* [Short task]: Retype only what runs from the first line of the listing to the line holding "import seaborn as sns", both included. Do not retype the pictures.

══ Information provided

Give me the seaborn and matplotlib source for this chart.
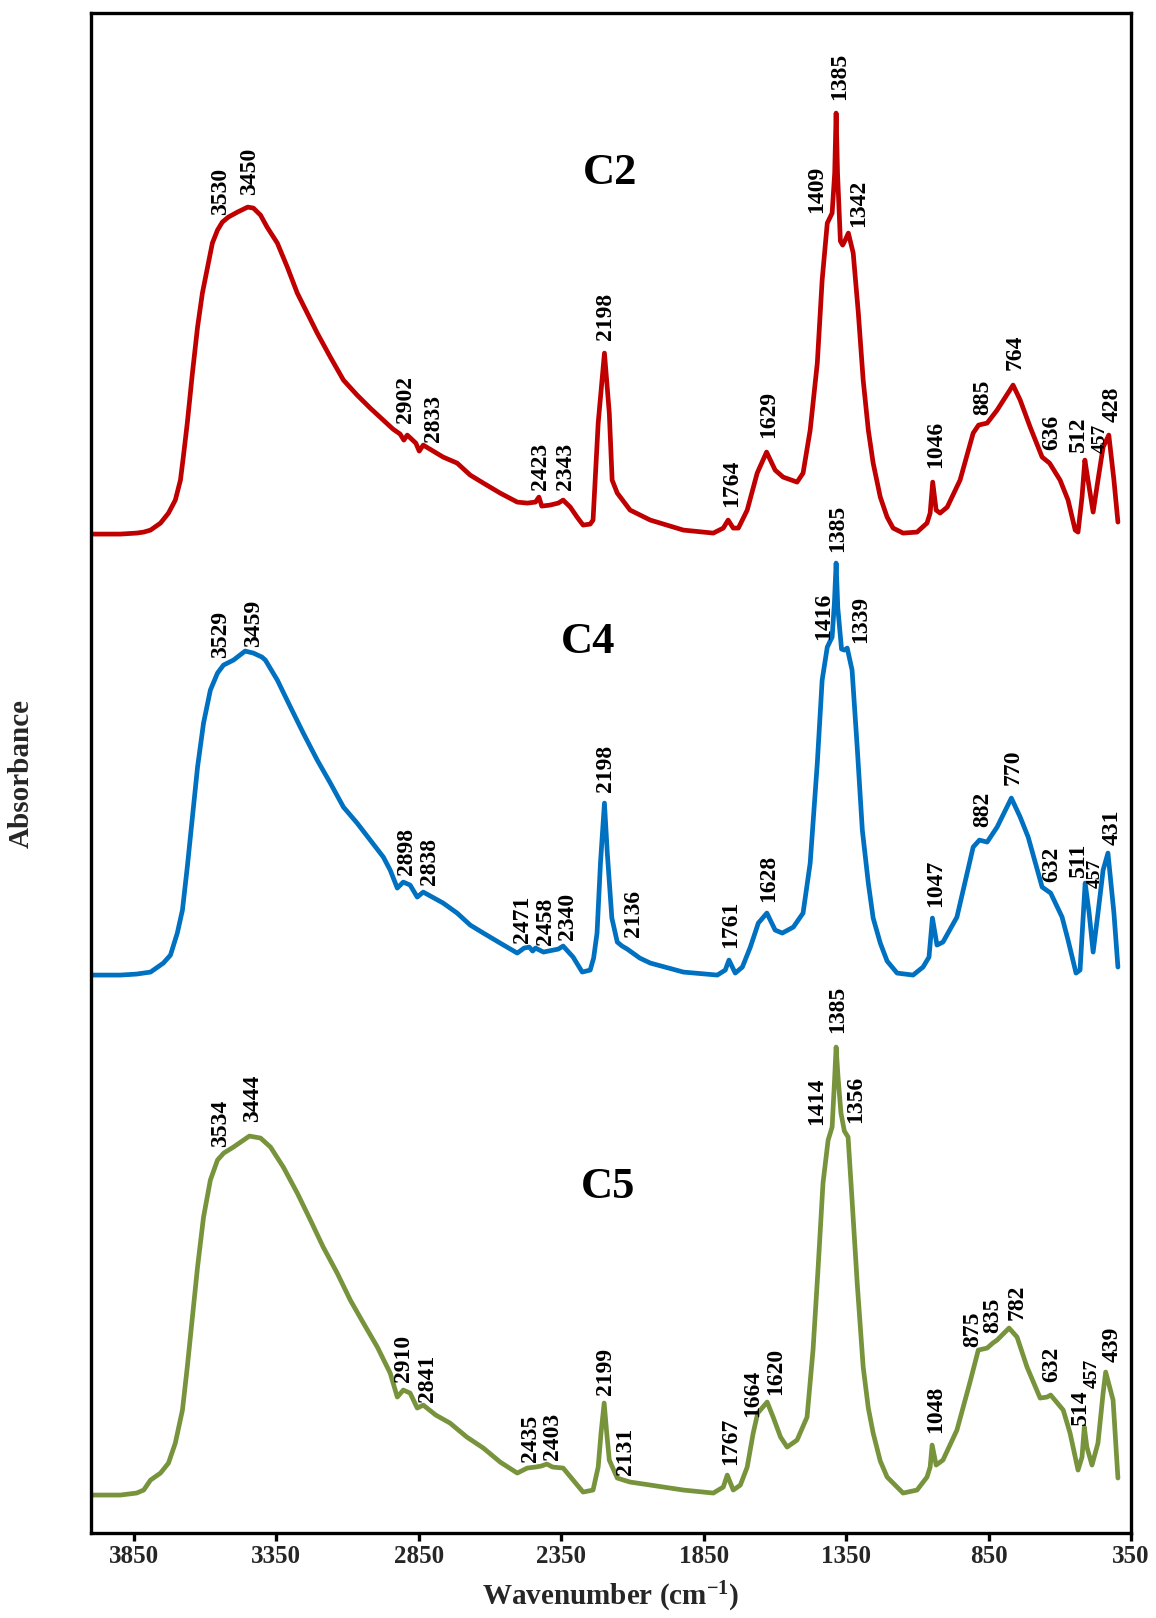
import matplotlib
matplotlib.use("Agg")
import matplotlib.pyplot as plt
import numpy as np
import pandas as pd
import seaborn as sns

# ---------------- FTIR spectra (stacked, absorbance in a.u. with vertical offsets) ----------------
c2_wn = [4000, 3897, 3840, 3815, 3791, 3756, 3728, 3704, 3686, 3676, 3662, 3644, 3626, 3609,
         3591, 3574, 3556, 3539, 3518, 3486, 3450, 3430, 3405, 3382, 3346, 3311, 3276, 3241,
         3206, 3160, 3114, 3066, 3020, 2974, 2940, 2915, 2902, 2890, 2860, 2848, 2834, 2764,
         2715, 2669, 2623, 2564, 2504, 2469, 2440, 2428, 2418, 2389, 2360, 2343, 2318, 2294,
         2273, 2248, 2238, 2220, 2198, 2181, 2171, 2153, 2108, 2037, 1921, 1816, 1781, 1764,
         1746, 1728, 1697, 1662, 1629, 1599, 1571, 1522, 1501, 1476, 1451, 1434, 1416, 1399,
         1390, 1385, 1380, 1370, 1362, 1353, 1342, 1325, 1307, 1290, 1272, 1255, 1230, 1206,
         1185, 1150, 1101, 1066, 1055, 1046, 1034, 1020, 995, 950, 904, 885, 855, 820, 764,
         739, 704, 662, 636, 599, 571, 546, 536, 522, 512, 501, 483, 466, 448, 428, 410, 396]
c2_abs = [0.999, 0.999, 1.000, 1.001, 1.003, 1.010, 1.020, 1.033, 1.053, 1.076, 1.110, 1.160,
          1.206, 1.240, 1.266, 1.290, 1.303, 1.311, 1.316, 1.321, 1.326, 1.325, 1.318, 1.306,
          1.290, 1.266, 1.240, 1.220, 1.200, 1.176, 1.153, 1.138, 1.125, 1.113, 1.104, 1.099,
          1.093, 1.098, 1.090, 1.082, 1.088, 1.076, 1.070, 1.058, 1.050, 1.040, 1.031, 1.030,
          1.031, 1.036, 1.027, 1.028, 1.030, 1.033, 1.026, 1.016, 1.008, 1.009, 1.013, 1.110,
          1.180, 1.120, 1.053, 1.040, 1.023, 1.013, 1.003, 1.000, 1.005, 1.013, 1.005, 1.005,
          1.023, 1.060, 1.081, 1.063, 1.056, 1.051, 1.060, 1.103, 1.170, 1.253, 1.310, 1.320,
          1.360, 1.420, 1.360, 1.292, 1.288, 1.293, 1.300, 1.280, 1.220, 1.153, 1.103, 1.070,
          1.036, 1.016, 1.005, 1.000, 1.001, 1.010, 1.020, 1.051, 1.023, 1.020, 1.026, 1.053,
          1.100, 1.108, 1.110, 1.123, 1.148, 1.133, 1.106, 1.076, 1.070, 1.053, 1.033, 1.003,
          1.001, 1.036, 1.073, 1.053, 1.021, 1.053, 1.086, 1.098, 1.053, 1.011]

c4_wn = [4000, 3897, 3840, 3791, 3746, 3721, 3697, 3679, 3662, 3644, 3626, 3605, 3581, 3556,
         3535, 3500, 3459, 3430, 3400, 3388, 3346, 3300, 3255, 3206, 3160, 3114, 3066, 3020,
         2974, 2950, 2925, 2904, 2880, 2855, 2834, 2764, 2715, 2669, 2623, 2564, 2504, 2480,
         2462, 2450, 2440, 2412, 2360, 2343, 2308, 2276, 2248, 2236, 2224, 2212, 2198, 2188,
         2172, 2153, 2136, 2118, 2074, 2037, 1921, 1802, 1774, 1761, 1739, 1714, 1686, 1658,
         1628, 1599, 1574, 1535, 1501, 1476, 1451, 1434, 1416, 1399, 1391, 1385, 1379, 1366,
         1356, 1346, 1329, 1311, 1293, 1272, 1255, 1230, 1206, 1171, 1115, 1080, 1059, 1047,
         1031, 1010, 961, 904, 882, 855, 820, 770, 739, 711, 662, 632, 592, 571, 543, 529, 511,
         497, 483, 466, 448, 431, 410, 396]
c4_abs = [0.558, 0.558, 0.559, 0.561, 0.570, 0.578, 0.600, 0.623, 0.666, 0.716, 0.766, 0.810,
          0.843, 0.860, 0.868, 0.873, 0.882, 0.880, 0.876, 0.873, 0.853, 0.826, 0.800, 0.773,
          0.750, 0.726, 0.710, 0.693, 0.676, 0.663, 0.645, 0.651, 0.648, 0.636, 0.641, 0.630,
          0.620, 0.608, 0.600, 0.590, 0.580, 0.585, 0.586, 0.582, 0.585, 0.581, 0.584, 0.587,
          0.576, 0.561, 0.563, 0.575, 0.600, 0.670, 0.730, 0.680, 0.615, 0.591, 0.587, 0.584,
          0.575, 0.570, 0.561, 0.558, 0.563, 0.573, 0.560, 0.566, 0.586, 0.610, 0.620, 0.603,
          0.600, 0.606, 0.620, 0.670, 0.770, 0.853, 0.886, 0.896, 0.930, 0.970, 0.925, 0.884,
          0.883, 0.885, 0.863, 0.786, 0.703, 0.650, 0.615, 0.590, 0.572, 0.560, 0.558, 0.566,
          0.576, 0.615, 0.588, 0.591, 0.616, 0.686, 0.693, 0.691, 0.706, 0.735, 0.716, 0.696,
          0.646, 0.640, 0.616, 0.593, 0.560, 0.563, 0.650, 0.620, 0.581, 0.620, 0.663, 0.680,
          0.620, 0.566]

c5_wn = [4000, 3897, 3840, 3815, 3791, 3756, 3728, 3704, 3679, 3662, 3644, 3626, 3605, 3581,
         3556, 3534, 3500, 3444, 3405, 3370, 3325, 3276, 3230, 3185, 3136, 3090, 3044, 2995,
         2950, 2925, 2904, 2880, 2855, 2834, 2790, 2740, 2681, 2623, 2564, 2504, 2469, 2440,
         2420, 2400, 2380, 2343, 2308, 2273, 2238, 2220, 2210, 2199, 2190, 2181, 2153, 2131,
         2108, 2037, 1921, 1816, 1781, 1767, 1746, 1721, 1697, 1676, 1660, 1648, 1627, 1606,
         1580, 1557, 1522, 1487, 1466, 1448, 1431, 1413, 1399, 1391, 1385, 1378, 1368, 1356,
         1343, 1329, 1311, 1290, 1272, 1255, 1230, 1206, 1150, 1101, 1066, 1055, 1048, 1034,
         1010, 961, 916, 886, 855, 835, 820, 778, 750, 715, 669, 645, 632, 588, 564, 536, 522,
         514, 505, 487, 466, 448, 439, 413, 396]
c5_abs = [0.038, 0.038, 0.040, 0.043, 0.053, 0.060, 0.070, 0.090, 0.123, 0.166, 0.216, 0.266,
          0.316, 0.353, 0.373, 0.380, 0.386, 0.397, 0.395, 0.386, 0.366, 0.340, 0.313, 0.286,
          0.260, 0.233, 0.210, 0.186, 0.160, 0.136, 0.143, 0.140, 0.125, 0.128, 0.118, 0.110,
          0.096, 0.085, 0.071, 0.060, 0.065, 0.066, 0.067, 0.069, 0.066, 0.065, 0.053, 0.041,
          0.043, 0.066, 0.100, 0.130, 0.100, 0.073, 0.055, 0.053, 0.051, 0.048, 0.043, 0.040,
          0.046, 0.058, 0.043, 0.048, 0.066, 0.100, 0.120, 0.124, 0.131, 0.116, 0.096, 0.086,
          0.093, 0.116, 0.183, 0.266, 0.350, 0.393, 0.406, 0.450, 0.486, 0.455, 0.420, 0.402,
          0.396, 0.333, 0.250, 0.166, 0.125, 0.100, 0.072, 0.056, 0.040, 0.043, 0.056, 0.066,
          0.088, 0.068, 0.073, 0.103, 0.150, 0.183, 0.185, 0.190, 0.193, 0.205, 0.196, 0.166,
          0.135, 0.136, 0.138, 0.123, 0.100, 0.063, 0.076, 0.106, 0.086, 0.068, 0.090, 0.140,
          0.161, 0.133, 0.055]

# ---------------- band assignments: wavenumber, label nudge (cm-1), label base height ----------------
c2_bands = [3530, 3450, 2902, 2833, 2423, 2343, 2198, 1764, 1629, 1409, 1385, 1342, 1046,
            885, 764, 636, 512, 457, 428]
c2_nudge = [16, -6, -5, -35, 0, -7, -3, -14, -6, 43, -14, -35, -9, -13, -7, -9, 24, 1, -11]
c2_lab_y = [1.318, 1.338, 1.110, 1.091, 1.043, 1.043, 1.193, 1.026, 1.095, 1.320, 1.433,
            1.306, 1.065, 1.118, 1.163, 1.083, 1.081, 1.080, 1.111]

c4_bands = [3529, 3459, 2898, 2838, 2471, 2458, 2340, 2198, 2136, 1761, 1628, 1416, 1385,
            1339, 1047, 882, 770, 632, 511, 457, 431]
c4_nudge = [17, -29, -7, -26, 15, -52, -11, -3, -40, -5, -5, 14, -7, -39, -10, -10, -6, -5,
            25, 19, -14]
c4_lab_y = [0.875, 0.886, 0.658, 0.648, 0.590, 0.588, 0.593, 0.741, 0.596, 0.585, 0.631,
            0.893, 0.981, 0.890, 0.626, 0.706, 0.748, 0.651, 0.656, 0.645, 0.688]

c5_bands = [3534, 3444, 2910, 2841, 2435, 2403, 2199, 2131, 1767, 1664, 1620, 1414, 1385,
            1356, 1048, 875, 835, 782, 632, 514, 457, 439]
c5_nudge = [12, -10, -6, -21, 23, -22, -4, -6, -11, 15, -21, 38, -4, -38, -11, 32, 2, -32,
            -5, 15, 30, -22]
c5_lab_y = [0.386, 0.411, 0.151, 0.131, 0.071, 0.073, 0.138, 0.058, 0.068, 0.116, 0.138,
            0.408, 0.500, 0.410, 0.100, 0.186, 0.200, 0.213, 0.151, 0.108, 0.145, 0.171]

samples = ["C2", "C4", "C5"]
colors = ["#C00000", "#0070C0", "#77933C"]
sample_tag_pos = [(2178, 1.360), (2254, 0.891), (2185, 0.346)]

x_ticks = [3850, 3350, 2850, 2350, 1850, 1350, 850, 350]

# ---------------- style ----------------
sns.set_theme(style="white")
plt.rcParams["font.family"] = ["Liberation Serif", "DejaVu Serif"]
plt.rcParams["font.weight"] = "bold"
plt.rcParams["mathtext.fontset"] = "custom"
plt.rcParams["mathtext.rm"] = "Liberation Serif:bold"
plt.rcParams["mathtext.bf"] = "Liberation Serif:bold"
plt.rcParams["mathtext.it"] = "Liberation Serif:bold"

frames = []
for name, wn, ab in [("C2", c2_wn, c2_abs), ("C4", c4_wn, c4_abs), ("C5", c5_wn, c5_abs)]:
    frames.append(pd.DataFrame({"wavenumber": wn, "absorbance": ab, "sample": name}))
df = pd.concat(frames, ignore_index=True)

fig = plt.figure(figsize=(11.56, 16.18), dpi=100)
ax = fig.add_axes([0.0787, 0.0525, 0.8997, 0.9394])

sns.lineplot(data=df, x="wavenumber", y="absorbance", hue="sample", hue_order=samples,
             palette=colors, estimator=None, sort=False, linewidth=3.4, legend=False, ax=ax,
             solid_joinstyle="round", solid_capstyle="round")

ax.set_xlim(4000, 350)
ax.set_ylim(0, 1.52)
ax.set_xticks(x_ticks)
ax.set_xticklabels([str(t) for t in x_ticks], fontsize=18, fontweight="bold")
ax.set_yticks([])

ax.tick_params(axis="x", direction="out", length=5.5, width=2.4, color="black", pad=3,
               bottom=True, top=False)
for side in ["left", "right", "top", "bottom"]:
    ax.spines[side].set_visible(True)
    ax.spines[side].set_color("black")
    ax.spines[side].set_linewidth(2.4)

ax.set_xlabel("Wavenumber (cm$^{-1}$)", fontsize=21, fontweight="bold")
ax.xaxis.set_label_coords(0.5, -0.031)
ax.set_ylabel("Absorbance", fontsize=21, fontweight="bold")
ax.yaxis.set_label_coords(-0.054, 0.5)

# band labels
band_sets = [(c2_bands, c2_nudge, c2_lab_y), (c4_bands, c4_nudge, c4_lab_y),
             (c5_bands, c5_nudge, c5_lab_y)]
for bands, nudge, ys in band_sets:
    for b, dx, y in zip(bands, nudge, ys):
        size = 14 if b == 457 else 17
        ax.text(b + dx, y, str(b), rotation=90, ha="center", va="bottom",
                fontsize=size, fontweight="bold", color="black")

# sample tags
for name, (tx, ty) in zip(samples, sample_tag_pos):
    ax.text(tx, ty, name, ha="center", va="center", fontsize=32, fontweight="bold",
            color="black")

fig.savefig("out.png", dpi=100)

════

* [Written answer]:
Give me the seaborn and matplotlib source for this chart.
import matplotlib
matplotlib.use("Agg")
import matplotlib.pyplot as plt
import numpy as np
import pandas as pd
import seaborn as sns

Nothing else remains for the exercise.